Castro was supposedly not a tankie to start with, but the proof is in the pudding. Cuba is one of the only remaining ML states today.

Che was as Marxist-Leninist as it gets. Fidel wasn't really, but officially adopted it to be on good terms with the USSR. Fidel was opposed to revisionism in the USSR, but Fidel wasn't really that much of a Marxist. Cuban Revolution was a national liberation and then a communist revolution second. Much of the petit-bourgeoisie supported Castro.

Nonetheless, it turned out quite decent. The problem is that the lack of ideological conviction within their system in a Marxist-Leninist sense but to have "socialism with Cuban characteristics" opens the door for some revisionist policies fabricated by Raul Castro. It remains to be seen whether or not the aimed decentralization of the planned economy can work out without fueling profit incentives.

It kinda is the only one considering that China, Vietnam and Laos have embraced fill revisionism. Whether or not Juche is supposed to be a subset of Marxism-Leninism applied to Korean conditions is up for debate.

Cuba was already revisionist tbh. Read Hoxha.

This is the most idealist part of Marxist-Leninist theory. That how socialist a country is depends on how much it wants to be socialist. Full utopianism.

Honestly that's autistic to say and pure formalism, even if they had opportunistic reasons to officially adopt Marxism-Leninism it doesn't make them revisionist.
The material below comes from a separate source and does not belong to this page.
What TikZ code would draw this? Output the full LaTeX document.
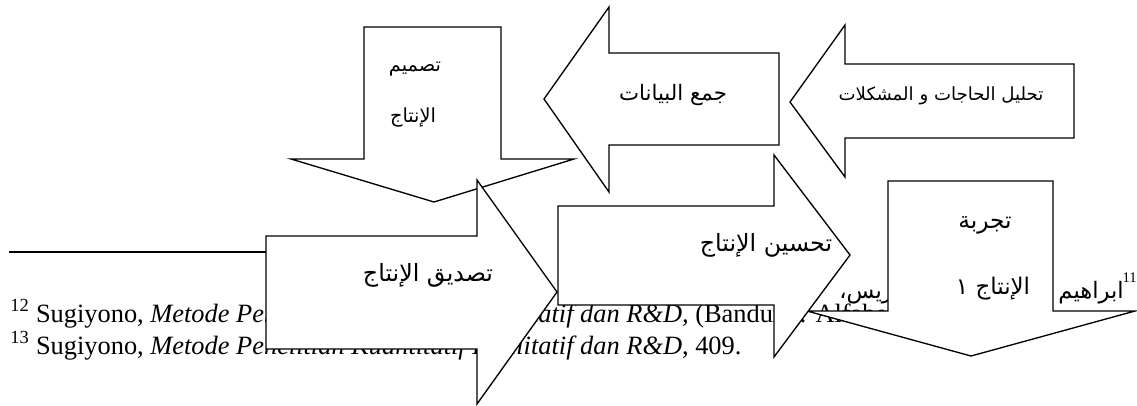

Do you think revisionism as it occurred was historically inevitable or could it have been prevented? The former is a cheap cop-out, and the latter implies that analysis of revisionism is important.

I think viewing things in terms of "revisionism" is silly and reductionist to begin with.

Sure, some praxis is objectively more correct than other praxis, but at the end of the day the direction of a state is determined by material conditions, not by what's in the hearts of its leaders.

DPRK is definitely ML.

I don't like ML, but give them a little credit. They aren't aristocratic spiritual nationalists.

Holy shit fuck trots. I genuinely critically support tankies in their war against Neocon/Trot Imperialism

Thinking that you can have a socialist utopia as long as you have good enough theory is NOT materialist in the slightest.

Theory is a guide for correct analysis and effective action, but it can't change facts. China pursued market reforms because it was materially prudent, not because they "succumbed to revisionism". Which doesn't mean I think "Socialism with Chinese Characteristics" was the right thing to do, just that there were solid reasons for it and the economic conditions in China are what allowed for it to become the official state course.

That's the most Stalinist thing I've read today, coming from a Trot, hilarious. Obviously the superstructure and the material base are in a reciprocal relationship. Stop trying to turn dialectical materialism into a fucking religion
It's not reductionist, it takes material conditions into account, we are trying to identify situations which lead to revisionism in a wholesome analysis, this includes regional conditions, culture, policies, ideologies, etc.

This is the problem with trots. They think everything could only have ever panned out as it did. A
Yet amazingly, even though they claim history can always be predicted given a solid material analysis, Trots have never been able to predict anything worth a shit. At least Tankies have some convictions and Left-Coms can think for themselves/have the courage to be hopeless.

I mean, clearly I agree with this. Trotsky did say democracy was the oxygen that socialism needed to survive; he was hardly a worshiper of the base.
Not really. I mean, Stalinists literally think that Gorbachev eating Pizza Hut collapsed the Soviet Union when anyone with statistics of the past two decades could have predicted that the USSR was due for serious political and economic turmoil.

You're straw-manning me. I'm not an economic determinist, but I also don't think that law can be more advanced than production, i.e., I'm an orthodox Marxist.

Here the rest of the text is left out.